Tuesday, February 3, 2015

The foundation of my Nunavik project

I expect all my blog readers including my french readers to be as curious as I am about the Inuit and their culture. Please share this interest with as many people as you can.

A few years ago, I travelled to Nunavik. It was an event that had a profound impact on my life.

Elders are perceived as role models
When I first met the Inuit, I was able to communicate with them almost immediately even if I did not speak Inuktitut. They came to me easily, maybe because they considered me an elder. In the Inuit culture, being an elder counts. “Elders” are considered culture-bearers. Respect is not only a matter of one’s chronological age: elders are perceived as role models who serve as advisors, philosophers and professors. I learned to respect their ways and to understand that they knew what their problems were. I met with their Justice committee and found that they were really trying to help their community. Quinuitaq is a value the Inuit have developed and it is an indicator of their resilience.
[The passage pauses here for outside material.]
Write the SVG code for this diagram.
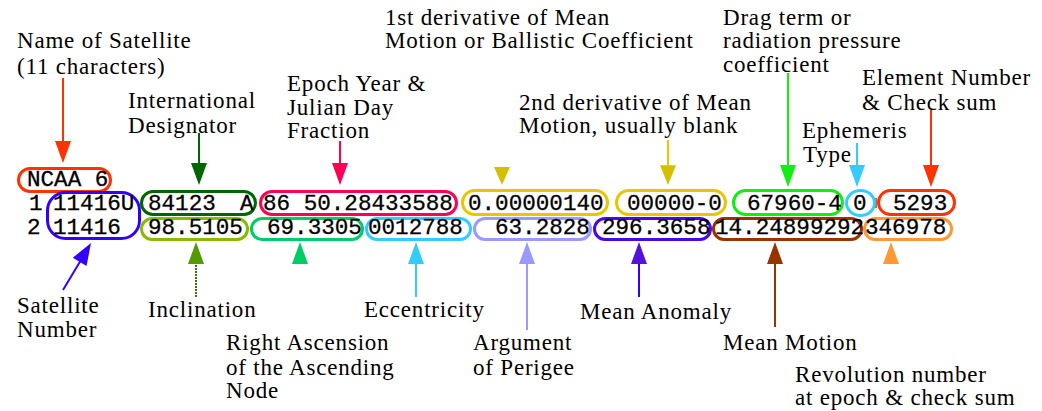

A lifetime of observations
Due to health reasons, I wasn't there as long as I thought I would be and it was a hard decision not to go back when I felt better. As I was later writing a yet unpublished book about my experience, it seemed like I packed a lifetime of observations. When I finished writing this very serious book, I decided to write a children's book. The girl in my book asks a lot of questions about what is happening to her community. For example, how come, when her little friend is abused, she has to go to court and the charge is rejected. From what Luisa understands, her friend is not smart (a psychiatric evaluation) enough to be trusted to say the truth. My book heroine cannot understand this logic provided the defense lawyer. This 12-year old has a privileged knowledge of her community, but it is mostly questions concerning her friends that bother her. What she does know is that everyone lives one on top of the other in small spaces and things do happen.

My project is around the problems she points to. Hopefully, Luisa’s generation will have taken the situation into their own hands so that their children will have another destiny. Overcrowding has an incidence on the issues of safety and protection.